Kerusuhan di Jakarta gara-gara Prabowo kalah dalam Pilpres 2019 menyebabkan pemerintah melakukan pengendalian terhadap jaringan internet, khsususnya media sosial, yaitu Facebook dan WhatsApp, pada 22 Mei lalu. Beberapa orang, khususnya pelaku bisnis atau wirausaha, mengeluh, dan keluhan mereka sampai ke meja redaksi saya. Ciyeee... meja redaksi ni, ye?
Akan tetapi, saya bisa berbuat apa? Jelas, cuma menjadi tempat penampungan keluhan!
Tidak apa-apa, deh, saya menjadi tempat penampungan keluhan. Toh, situasional saja. Toh, tidak akan selamanya. Toh, saya memang tidak sedang terkait dengan kepentingan bisnis yang diburu tenggat. Kesempatan ini boleh-boleh saja mereka manfaatkan, meski sekadar mengudar rasa. Iya, to?
Baiklah. Mungkin situasi Ibu Kota sangat penting nan genting bagi sebagian pihak. Dan, entah apa lagi penting nan gentingnya bagi pihak lainnya. Hanya saja, kepentingan dan kegentingan saya tidaklah berkaitan dengan situasi Ibu Kota.
Bagi saya, soal Pemilu sudah selesai pada puncaknya, yaitu pengumuman hasilnya dari KPU. Saya pun bisa kembali suntuk dengan pekerjaan saya. Ini justru paling realistis dan logis. Hidup harus dilanjutkan. Biaya hidup harus dibereskan. Saya bekerja tanpa kaitan dengan kepentingan negara, semisal proyek apalah.

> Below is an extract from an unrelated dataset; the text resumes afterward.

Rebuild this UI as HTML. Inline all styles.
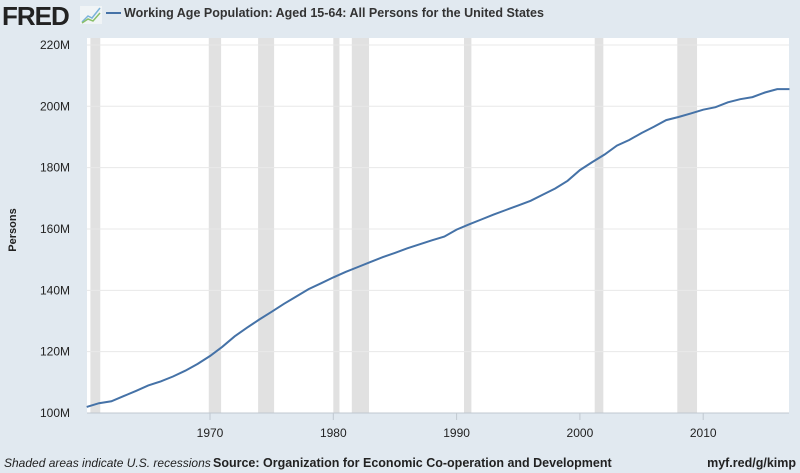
<!DOCTYPE html>
<html><head><meta charset="utf-8"><style>
body{margin:0;width:800px;height:473px;background:#e1e9f0;font-family:"Liberation Sans",sans-serif;overflow:hidden}
svg{display:block}
</style></head><body>
<svg width="800" height="473">
<text x="2" y="25" font-size="26" font-weight="bold" fill="#222" letter-spacing="-1">FRED</text>
<g><rect x="80" y="6" width="22" height="18" fill="#f0f4f6"/><polyline points="82,22 88,16 92,18 100,8" fill="none" stroke="#7bb3d9" stroke-width="1.5"/><polyline points="82,23 88,19 93,21 100,13" fill="none" stroke="#8ac06a" stroke-width="1.5"/></g>
<line x1="106" y1="13" x2="121" y2="13" stroke="#4572a7" stroke-width="2"/>
<text x="124" y="17" font-size="12.5" font-weight="bold" fill="#333">Working Age Population: Aged 15-64: All Persons for the United States</text>
<rect x="87" y="38" width="702" height="375" fill="#fff"/>
<g id="rec"></g><g id="grid"></g><g id="ylab"></g><g id="xlab"></g>
<path id="line" fill="none" stroke="#4572a7" stroke-width="2"/>
<line x1="87" y1="413" x2="789" y2="413" stroke="#c0c8d0"/>
<text transform="translate(16,230) rotate(-90)" text-anchor="middle" font-size="11" font-weight="bold" fill="#222">Persons</text>
<text x="4" y="467" font-size="12" font-style="italic" fill="#222">Shaded areas indicate U.S. recessions</text>
<text x="213" y="467" font-size="12.5" font-weight="bold" fill="#222">Source: Organization for Economic Co-operation and Development</text>
<text x="796" y="467" text-anchor="end" font-size="12.5" font-weight="bold" fill="#222">myf.red/g/kimp</text>
</svg>
<script>
const years=[];for(let y=1960;y<=2017;y++)years.push(y);
const values=[102.0,103.2,103.8,105.5,107.2,109.0,110.3,111.9,113.8,116.0,118.6,121.6,125.0,127.8,130.5,133.0,135.6,138.0,140.4,142.3,144.2,146.0,147.6,149.2,150.8,152.2,153.7,155.0,156.3,157.5,159.8,161.5,163.1,164.7,166.2,167.7,169.2,171.2,173.2,175.7,179.2,181.8,184.3,187.2,189.0,191.3,193.3,195.5,196.5,197.7,198.9,199.7,201.3,202.3,203.0,204.5,205.6,205.6];
const yTicks=[100,120,140,160,180,200,220];
const xTicks=[1970,1980,1990,2000,2010];
const recStarts=[1960.3,1969.9,1973.9,1980.0,1981.5,1990.6,2001.2,2007.9];
const recEnds=[1961.1,1970.9,1975.2,1980.5,1982.9,1991.2,2001.9,2009.5];
const X=t=>86.7+(t-1960)*12.33, Y=v=>413-(v-100)*3.067;
const NS="http://www.w3.org/2000/svg";
function mk(tag,attrs,parent,txt){const e=document.createElementNS(NS,tag);for(const k in attrs)e.setAttribute(k,attrs[k]);if(txt!=null)e.textContent=txt;document.getElementById(parent).appendChild(e);return e;}
recStarts.forEach((s,i)=>{const r=mk('rect',{x:X(s),y:38,width:X(recEnds[i])-X(s),height:375,fill:'#e1e1e1'},'rec');

});
yTicks.forEach(v=>{const l=mk('line',{x1:87,x2:789,y1:Y(v),y2:Y(v),stroke:'#e8e8e8'},'grid');


const t=mk('text',{x:70,y:Y(v)+4,'text-anchor':'end','font-size':12,fill:'#222'},'ylab',v+'M');

});
xTicks.forEach(yr=>{const l=mk('line',{x1:X(yr),x2:X(yr),y1:413,y2:420,stroke:'#c0c8d0'},'xlab');


const t=mk('text',{x:X(yr),y:437,'text-anchor':'middle','font-size':12,fill:'#222'},'xlab',yr);

});
document.getElementById('line').setAttribute('d',values.map((v,i)=>(i?'L':'M')+X(years[i]).toFixed(1)+','+Y(v).toFixed(1)).join(''));
</script>
</body></html>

Bagi saya lagi, persoalan bangsa-negara terkini tidaklah sama dengan dua puluh satu tahun silam, dimana para mahasiswa benar-benar turun serentak di banyak kota untuk melengserkan rezim tiga puluh dua tahun.
Bahkan, sebagian besar alumni 1998, termasuk Tilaria Padika alias George Hormat, tidak menjadikan persoalan terkini (Pilpres 2019) sebagai sesuatu yang patut ditentang habis-habisan hingga berujung kerusuhan. Tidak terlihat barisan mahasiswa kritis-vokal yang turun ke jalan seperti 1998. Pokoknya, ah, tidak seperti 1998, deh.
Kebetulan posisi saya pun jauh dari hiruk-pikuk Ibu Kota Negara. Kebetulan di tempat tinggal sementara saya sekarang tidak terdapat televisi--saya patut bersyukur atas ketiadaan "benda" ini. Kebetulan saya sedang berusaha mencukupi kebutuhan hidup keluarga saya--paling realistis dalam keseharian saya. Pokoknya, saya harus menyiasati "kerusuhan" yang sesungguhnya dalam hidup saya serta tidak tergantung pada siapa pun yang gagal atau berhasil menjadi presiden RI.
Nah, kalau kerusuhan di Ibu Kota masih saja berlangsung bahkan semakin anarkis, saya yakin, negara mampu mengatasinya. Mau memakai cara apa pun, itu wewenang negara. Sementara wewenang saya adalah sebagai kepala rumah tangga sambil sesekali menulis yang tidak penting apalagi genting semacam ini, dan negara tidak usah repot mengurusi saya sekeluarga. Gitu aja kok ngepot?